__The task__:
Reproduce, character for character, the lines below from the first through the one with "import * as echarts from 'echarts';". Leave pictures out.

__Data excerpt__:
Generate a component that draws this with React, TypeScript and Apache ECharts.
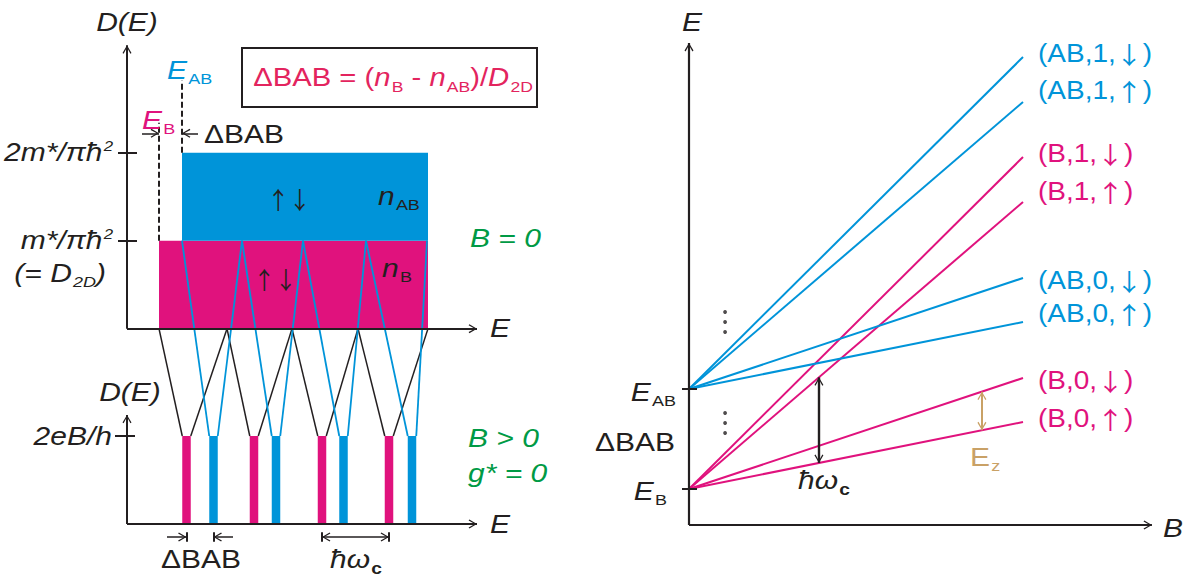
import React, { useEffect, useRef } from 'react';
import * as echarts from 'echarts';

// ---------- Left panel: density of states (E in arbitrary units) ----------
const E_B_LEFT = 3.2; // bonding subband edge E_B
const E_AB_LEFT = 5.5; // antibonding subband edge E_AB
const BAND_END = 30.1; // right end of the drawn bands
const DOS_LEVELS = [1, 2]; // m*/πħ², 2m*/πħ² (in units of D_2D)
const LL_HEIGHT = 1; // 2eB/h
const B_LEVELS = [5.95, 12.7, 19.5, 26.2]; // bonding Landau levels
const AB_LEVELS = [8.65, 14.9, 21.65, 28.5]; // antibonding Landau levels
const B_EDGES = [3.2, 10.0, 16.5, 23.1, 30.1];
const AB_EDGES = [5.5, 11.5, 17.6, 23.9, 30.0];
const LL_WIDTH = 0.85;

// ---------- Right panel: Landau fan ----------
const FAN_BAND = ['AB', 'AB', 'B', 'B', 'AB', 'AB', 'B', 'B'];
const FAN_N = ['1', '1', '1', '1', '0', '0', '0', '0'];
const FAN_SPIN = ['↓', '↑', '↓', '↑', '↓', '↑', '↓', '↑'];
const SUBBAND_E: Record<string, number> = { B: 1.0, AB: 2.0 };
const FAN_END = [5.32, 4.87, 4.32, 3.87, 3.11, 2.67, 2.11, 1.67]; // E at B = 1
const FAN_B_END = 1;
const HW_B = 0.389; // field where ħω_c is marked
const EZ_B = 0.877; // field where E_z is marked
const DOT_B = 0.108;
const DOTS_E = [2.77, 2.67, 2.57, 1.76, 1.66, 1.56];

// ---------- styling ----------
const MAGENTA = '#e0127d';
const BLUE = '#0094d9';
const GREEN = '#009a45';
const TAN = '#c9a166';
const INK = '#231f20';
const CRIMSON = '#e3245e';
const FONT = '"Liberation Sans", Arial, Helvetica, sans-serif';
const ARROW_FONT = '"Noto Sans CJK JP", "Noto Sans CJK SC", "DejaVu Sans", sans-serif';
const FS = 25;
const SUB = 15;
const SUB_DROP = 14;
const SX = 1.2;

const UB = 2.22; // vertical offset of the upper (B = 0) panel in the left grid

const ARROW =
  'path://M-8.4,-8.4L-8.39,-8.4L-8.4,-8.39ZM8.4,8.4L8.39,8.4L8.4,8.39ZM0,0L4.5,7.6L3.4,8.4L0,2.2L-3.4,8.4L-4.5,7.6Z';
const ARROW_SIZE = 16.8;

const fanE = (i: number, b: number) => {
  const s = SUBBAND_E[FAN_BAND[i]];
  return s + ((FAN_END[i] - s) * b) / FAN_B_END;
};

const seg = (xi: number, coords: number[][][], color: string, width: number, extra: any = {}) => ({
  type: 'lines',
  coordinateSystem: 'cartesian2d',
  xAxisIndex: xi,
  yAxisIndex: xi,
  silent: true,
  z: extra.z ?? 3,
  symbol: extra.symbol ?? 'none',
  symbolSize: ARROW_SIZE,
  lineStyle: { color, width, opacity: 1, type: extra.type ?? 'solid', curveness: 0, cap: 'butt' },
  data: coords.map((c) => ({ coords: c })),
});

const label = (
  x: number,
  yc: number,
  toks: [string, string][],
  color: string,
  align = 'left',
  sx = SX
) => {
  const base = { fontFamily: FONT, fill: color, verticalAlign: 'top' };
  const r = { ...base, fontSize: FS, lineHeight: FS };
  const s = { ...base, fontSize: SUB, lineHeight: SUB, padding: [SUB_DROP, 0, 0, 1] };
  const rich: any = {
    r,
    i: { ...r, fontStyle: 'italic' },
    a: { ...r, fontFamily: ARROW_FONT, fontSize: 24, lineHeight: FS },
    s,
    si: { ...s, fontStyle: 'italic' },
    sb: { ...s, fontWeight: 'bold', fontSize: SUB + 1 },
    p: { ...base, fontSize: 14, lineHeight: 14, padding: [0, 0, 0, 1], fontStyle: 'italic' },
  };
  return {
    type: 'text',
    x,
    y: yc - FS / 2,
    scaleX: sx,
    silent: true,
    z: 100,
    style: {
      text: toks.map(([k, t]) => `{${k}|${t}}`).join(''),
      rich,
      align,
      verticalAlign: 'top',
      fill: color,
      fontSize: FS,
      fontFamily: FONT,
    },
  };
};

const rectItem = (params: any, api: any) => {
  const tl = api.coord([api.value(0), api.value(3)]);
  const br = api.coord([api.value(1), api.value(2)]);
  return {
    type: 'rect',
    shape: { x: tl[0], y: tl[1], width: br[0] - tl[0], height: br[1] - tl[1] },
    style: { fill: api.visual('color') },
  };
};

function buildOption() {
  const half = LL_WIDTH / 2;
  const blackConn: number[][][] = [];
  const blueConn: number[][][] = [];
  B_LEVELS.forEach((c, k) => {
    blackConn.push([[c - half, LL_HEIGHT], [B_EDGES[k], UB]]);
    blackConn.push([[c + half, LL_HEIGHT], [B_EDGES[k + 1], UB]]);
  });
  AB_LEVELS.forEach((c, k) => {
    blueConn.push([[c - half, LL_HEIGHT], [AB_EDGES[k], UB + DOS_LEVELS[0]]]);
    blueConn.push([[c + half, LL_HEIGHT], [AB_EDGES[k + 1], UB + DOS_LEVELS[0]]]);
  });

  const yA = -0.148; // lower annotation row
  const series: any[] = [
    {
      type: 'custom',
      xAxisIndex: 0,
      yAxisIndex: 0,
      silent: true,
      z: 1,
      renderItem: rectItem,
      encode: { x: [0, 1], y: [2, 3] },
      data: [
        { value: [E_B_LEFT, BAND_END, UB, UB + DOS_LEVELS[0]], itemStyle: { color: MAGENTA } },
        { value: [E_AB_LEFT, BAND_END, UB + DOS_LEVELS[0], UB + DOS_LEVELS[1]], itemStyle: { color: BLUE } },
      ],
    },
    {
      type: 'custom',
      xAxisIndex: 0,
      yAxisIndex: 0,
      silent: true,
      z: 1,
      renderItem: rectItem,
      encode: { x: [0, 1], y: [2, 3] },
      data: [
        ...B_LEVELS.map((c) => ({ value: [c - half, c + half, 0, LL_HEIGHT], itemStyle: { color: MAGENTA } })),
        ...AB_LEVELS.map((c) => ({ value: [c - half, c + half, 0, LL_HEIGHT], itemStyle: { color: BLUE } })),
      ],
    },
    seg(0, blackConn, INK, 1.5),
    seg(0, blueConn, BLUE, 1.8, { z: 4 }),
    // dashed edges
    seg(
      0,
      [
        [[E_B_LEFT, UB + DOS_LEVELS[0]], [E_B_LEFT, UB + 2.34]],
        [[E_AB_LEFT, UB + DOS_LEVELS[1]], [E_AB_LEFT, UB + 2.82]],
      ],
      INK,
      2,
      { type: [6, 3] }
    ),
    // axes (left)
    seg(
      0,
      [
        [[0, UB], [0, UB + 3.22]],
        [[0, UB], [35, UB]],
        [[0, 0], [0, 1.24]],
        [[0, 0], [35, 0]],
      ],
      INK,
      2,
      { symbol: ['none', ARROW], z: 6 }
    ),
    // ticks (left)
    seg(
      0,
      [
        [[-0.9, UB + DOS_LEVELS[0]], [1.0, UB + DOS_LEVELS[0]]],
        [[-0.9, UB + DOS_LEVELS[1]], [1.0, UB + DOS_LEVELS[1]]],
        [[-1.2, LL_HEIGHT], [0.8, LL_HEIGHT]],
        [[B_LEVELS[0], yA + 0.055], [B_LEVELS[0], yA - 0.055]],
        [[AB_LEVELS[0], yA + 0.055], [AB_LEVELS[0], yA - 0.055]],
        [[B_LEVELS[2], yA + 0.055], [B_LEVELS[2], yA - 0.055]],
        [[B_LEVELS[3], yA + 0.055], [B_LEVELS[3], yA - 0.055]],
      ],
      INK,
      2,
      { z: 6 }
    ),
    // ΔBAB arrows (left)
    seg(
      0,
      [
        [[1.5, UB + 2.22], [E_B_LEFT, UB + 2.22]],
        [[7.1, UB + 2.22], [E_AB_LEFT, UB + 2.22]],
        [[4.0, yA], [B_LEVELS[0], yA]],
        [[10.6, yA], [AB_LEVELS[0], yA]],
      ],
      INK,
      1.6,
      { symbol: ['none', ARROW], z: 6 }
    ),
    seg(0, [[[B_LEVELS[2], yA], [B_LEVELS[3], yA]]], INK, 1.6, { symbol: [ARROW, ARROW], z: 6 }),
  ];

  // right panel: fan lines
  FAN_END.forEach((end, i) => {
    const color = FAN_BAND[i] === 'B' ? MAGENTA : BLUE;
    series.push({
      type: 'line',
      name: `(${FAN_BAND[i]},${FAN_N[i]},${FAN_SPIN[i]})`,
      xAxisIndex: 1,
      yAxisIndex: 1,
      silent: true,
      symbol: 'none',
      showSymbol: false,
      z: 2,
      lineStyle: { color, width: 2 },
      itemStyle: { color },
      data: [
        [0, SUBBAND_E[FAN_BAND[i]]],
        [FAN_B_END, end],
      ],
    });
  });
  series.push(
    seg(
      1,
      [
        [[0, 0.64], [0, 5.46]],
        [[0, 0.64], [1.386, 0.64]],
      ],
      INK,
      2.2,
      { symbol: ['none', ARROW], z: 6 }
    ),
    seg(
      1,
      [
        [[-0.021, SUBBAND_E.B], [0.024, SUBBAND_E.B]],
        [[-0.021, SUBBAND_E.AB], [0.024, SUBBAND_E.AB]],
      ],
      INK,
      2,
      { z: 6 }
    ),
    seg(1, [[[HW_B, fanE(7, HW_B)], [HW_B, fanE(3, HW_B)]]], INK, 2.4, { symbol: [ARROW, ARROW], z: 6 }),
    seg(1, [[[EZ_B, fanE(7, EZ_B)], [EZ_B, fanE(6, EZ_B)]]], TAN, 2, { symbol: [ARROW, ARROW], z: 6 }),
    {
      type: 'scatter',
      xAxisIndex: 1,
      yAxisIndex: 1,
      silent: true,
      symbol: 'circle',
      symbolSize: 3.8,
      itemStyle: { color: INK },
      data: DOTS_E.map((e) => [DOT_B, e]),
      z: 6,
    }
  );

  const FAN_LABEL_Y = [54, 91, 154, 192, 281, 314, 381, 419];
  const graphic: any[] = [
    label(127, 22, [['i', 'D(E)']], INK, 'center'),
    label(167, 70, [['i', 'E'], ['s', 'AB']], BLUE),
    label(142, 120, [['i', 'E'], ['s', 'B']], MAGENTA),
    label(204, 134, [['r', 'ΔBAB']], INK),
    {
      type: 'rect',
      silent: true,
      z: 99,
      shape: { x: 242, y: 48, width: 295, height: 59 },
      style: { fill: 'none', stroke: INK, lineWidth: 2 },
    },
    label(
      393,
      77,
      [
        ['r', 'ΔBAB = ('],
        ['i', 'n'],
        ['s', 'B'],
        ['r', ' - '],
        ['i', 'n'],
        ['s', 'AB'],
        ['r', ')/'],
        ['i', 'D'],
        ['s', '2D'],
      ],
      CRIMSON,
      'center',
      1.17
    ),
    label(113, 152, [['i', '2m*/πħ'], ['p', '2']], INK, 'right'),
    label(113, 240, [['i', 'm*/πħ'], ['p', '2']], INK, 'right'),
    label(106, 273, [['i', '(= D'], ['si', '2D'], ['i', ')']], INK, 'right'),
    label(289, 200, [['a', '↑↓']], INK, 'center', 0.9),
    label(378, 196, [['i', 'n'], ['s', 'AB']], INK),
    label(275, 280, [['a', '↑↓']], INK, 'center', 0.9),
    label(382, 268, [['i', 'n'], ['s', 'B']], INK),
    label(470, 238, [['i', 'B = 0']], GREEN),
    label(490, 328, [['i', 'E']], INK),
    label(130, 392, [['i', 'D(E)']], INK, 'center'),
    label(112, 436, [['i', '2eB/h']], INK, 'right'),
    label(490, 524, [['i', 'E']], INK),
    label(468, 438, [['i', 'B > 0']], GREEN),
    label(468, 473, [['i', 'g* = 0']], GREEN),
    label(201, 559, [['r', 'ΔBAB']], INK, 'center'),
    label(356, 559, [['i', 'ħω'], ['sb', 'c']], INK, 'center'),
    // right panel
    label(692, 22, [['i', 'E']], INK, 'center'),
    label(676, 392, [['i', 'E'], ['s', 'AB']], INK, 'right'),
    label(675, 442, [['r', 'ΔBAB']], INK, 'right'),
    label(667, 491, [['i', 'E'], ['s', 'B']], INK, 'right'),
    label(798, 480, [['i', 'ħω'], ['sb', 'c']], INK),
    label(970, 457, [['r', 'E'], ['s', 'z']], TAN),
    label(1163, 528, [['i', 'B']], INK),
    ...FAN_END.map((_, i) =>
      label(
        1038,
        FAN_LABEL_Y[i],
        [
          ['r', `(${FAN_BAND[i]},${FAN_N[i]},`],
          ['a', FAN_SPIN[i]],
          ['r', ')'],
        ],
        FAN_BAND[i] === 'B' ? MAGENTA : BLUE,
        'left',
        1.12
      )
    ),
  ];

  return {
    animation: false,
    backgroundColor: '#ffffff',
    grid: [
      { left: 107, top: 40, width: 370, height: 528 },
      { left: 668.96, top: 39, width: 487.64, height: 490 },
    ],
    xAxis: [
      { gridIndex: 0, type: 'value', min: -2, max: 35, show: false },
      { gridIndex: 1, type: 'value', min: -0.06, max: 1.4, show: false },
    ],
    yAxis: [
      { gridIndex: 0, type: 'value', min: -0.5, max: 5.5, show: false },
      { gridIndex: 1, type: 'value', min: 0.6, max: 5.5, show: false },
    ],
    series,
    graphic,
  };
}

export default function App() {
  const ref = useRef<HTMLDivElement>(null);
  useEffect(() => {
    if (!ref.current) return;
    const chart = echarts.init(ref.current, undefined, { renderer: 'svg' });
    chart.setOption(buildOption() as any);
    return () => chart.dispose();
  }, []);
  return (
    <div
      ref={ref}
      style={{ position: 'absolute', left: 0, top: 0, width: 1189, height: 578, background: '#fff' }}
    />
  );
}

__Exercise result__:
Generate a component that draws this with React, TypeScript and Apache ECharts.
import React, { useEffect, useRef } from 'react';
import * as echarts from 'echarts';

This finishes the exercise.